Şimdi, eğer çoğumuz şarkı söyleyen fare sahnesindeki Clockwork Orange göndermesini anladıysak, kendi zaman çizelgemize döndüğümüz yedinci bölüm ile devam edelim. Hani benim harika bir felsefi arka planı ile hayranlık duyarak izlediğim Jon Hamm monologları vardı ya. Bu bölüm de işte aslen buna odaklanmış ve tüm bu durumun gelişimini olumsuz bir şekilde mahvetmiş bir bölüm olarak karşımda duruyor. Görünen o ki, hepsi yaratıkla son buluyormuş. Hiçbir şekilde son bulmayıp bu şekilde kalsalar benim için daha iyiydi. Delilik üzerinden anlatılmak istenenin böyle bir sonuca çıkması, bölüm içinde David’in canavara, “Bunun için zamanım yok.” demesiyle aynı şeydir. Dizinin bunun için zamanı yok arkadaşlar. Ha, hiç mi işe yaramadı? Ptonomy ortadan kalktı. Amiral Fukuyama hakkındaki bilgilerimizi biraz daha güncelledik. Ancak tabii bunların hepsi yine başka bir sonuca bağlı olabilir. Çünkü her ne kadar bedeninden kurtulmuş olsak bile Ptonomy’nin zihni artık bir bilgisayar içinde saklı. Amiral’in yüzünü açmaya yönelik tüm bu, Division 3’yi delilikle enfekte etme olayı umarım burada bir sona ermiyordur.
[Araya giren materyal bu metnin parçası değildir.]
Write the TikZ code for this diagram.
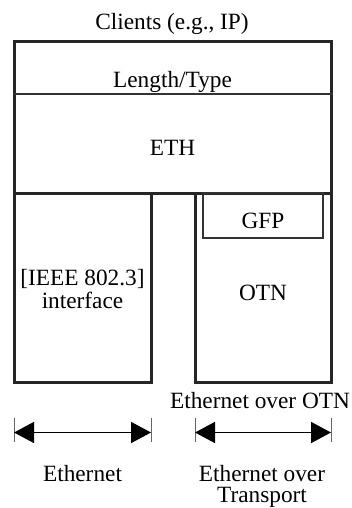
\documentclass[tikz,border=0pt]{standalone}
\usepackage{fontspec}
\setmainfont{Liberation Serif}
\usetikzlibrary{arrows.meta}
\begin{document}
\begin{tikzpicture}[x=1pt,y=-1pt,
  lbl/.style={font=\fontsize{23.3}{23}\selectfont, inner sep=0pt, anchor=base},
  thickbox/.style={draw=black!85, line width=3pt, inner sep=0pt},
  thinbox/.style={draw=black!80, line width=1.5pt, inner sep=0pt},
  dimarrow/.style={line width=1.5pt, {Triangle[length=20pt,width=21pt]}-{Triangle[length=20pt,width=21pt]}},
  tick/.style={draw=black!60, line width=1pt}]
\useasboundingbox (0,0) rectangle (352,508);
\fill[white] (0,0) rectangle (352,508);
% boxes
\node[thickbox, minimum width=317pt, minimum height=151pt] (eth) at (172.5,117.5) {};
\draw[thinbox] (eth.west |- 0,94) -- (eth.east |- 0,94);
\node[thickbox, minimum width=137pt, minimum height=189pt] (ieee) at (82.5,287.5) {};
\node[thickbox, minimum width=136pt, minimum height=189pt] (otn) at (263,287.5) {};
\node[thinbox, minimum width=120pt, minimum height=45pt] (gfp) at (263,215.5) {};
% texts
\node[lbl] (clients) at (172,30) {Clients (e.g., IP)};
\node[lbl] (lt) at (172.5,87.5) {Length/Type};
\node[lbl] (ethl) at (172.5,155) {ETH};
\node[lbl] (gfpl) at (263,228) {GFP};
\node[lbl] (ieeel) at (82.5,285) {[IEEE 802.3]};
\node[lbl] (ieeel2) at (82.5,308) {interface};
\node[lbl] (otnl) at (263,300.5) {OTN};
\node[lbl] (eoo) at (260,408) {Ethernet over OTN};
\node[lbl] (ethn) at (82.5,481) {Ethernet};
\node[lbl] (eot) at (262,481) {Ethernet over};
\node[lbl] (eot2) at (262,502) {Transport};
% dimension arrows
\coordinate (a1) at (14,432.5);
\coordinate (a2) at (151,432.5);
\coordinate (b1) at (195,432.5);
\coordinate (b2) at (331,432.5);
\draw[tick] (14,418) -- (14,442);
\draw[tick] (151,418) -- (151,442);
\draw[tick] (195,418) -- (195,442);
\draw[tick] (331,418) -- (331,442);
\draw[dimarrow] (a1) -- (a2);
\draw[dimarrow] (b1) -- (b2);
\end{tikzpicture}
\end{document}
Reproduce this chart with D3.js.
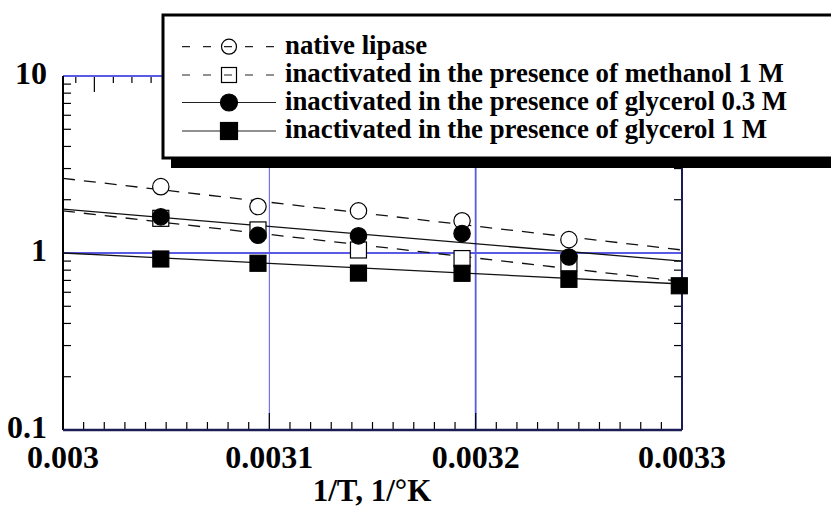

Her ne kadar böyle bir zaman israfıyla uğraşsak da bu bölüm için konuşacağımız malzeme hala çok. Farouk ve David’in yaptığı konuşma gösteriyor ki, Amy’nin ölümünün hizmet etmesi gereken şey aslında David’i biraz Farouk’un istediği bir şekilde uyandırmak. Klasik bir kötü adam olma yoluna düşmemek için büyük bir çaba içinde diye düşünüyorum çünkü argümanları genele bakıldığında o kadar klişe kalıyor ki, ister istemez farklı amaçları olduğunu düşünmeye iterken buluyorum kendimi. Ancak hikayenin burada bize minik bir yardımı oluyor. Farouk ve Gelecekteki Syd buluşması bölümün en doruk noktası sanırım. Gelecekte yüzleşilmesi gereken Dünya’nın sonu senaryosunda buna sebep olacak olanın David olması gayet güzel bir viraj ancak bu Syd’in David’e karşı giriştiği manipülatif hareketlere bakarak artık kendisine güvenilmemesi gerektiği konusundaki endişelerim bir hayli artmış halde. Farouk’un da bu işin içinde bir parmağının olmaması işi daha da ilginç kılıyor. Kendisi şimdilik David’in ileride bir tehdide dönüşmesi ve Dünya’nın kurtarılması için kendisine ihtiyaç olunması ile eğlenedursun.

David ve Syd ilişkisi hakkında konuşmak istiyorum son olarak. Oldukça garip başlamış bu ilişkinin geleceği oldukça karmaşık gibi duruyor. Gelecekteki Syd’in, David’e karşı Farouk’tan yardım istiyor oluşu gerçeği üzerinden başlayarak devam eden bölüm, Syd ile David arasında koyulan temel kurallara karşılık David’in gelecekteki Syd ile öpüşmesiyle son buluyor. Geçmişte bunları yaşadığını göz önüne alarak gelecekteki Syd’in bu temel kuralları bildiğini ve bu yüzden özellikle David’i öptüğünü düşünmek çok da yanlış olmaz sanırım. Senaryo üzerindeki bu yavaş adımların bir yere çıkıp çıkmayacağı kesinlikle belli değil ve zaten %85’i bir yere çıkmıyor ancak bu sanırım biraz da dizinin problemi. Sekizinci bölümle beraber artık bu güvenli ve canavarlı adımları bırakarak, Farouk’un bedeni üzerindeki kovalamacaya geri dönmeyi umut ediyorum. Siz ne diyorsunuz peki? Olmuş mu bu canavarlı manavarlı olaylar?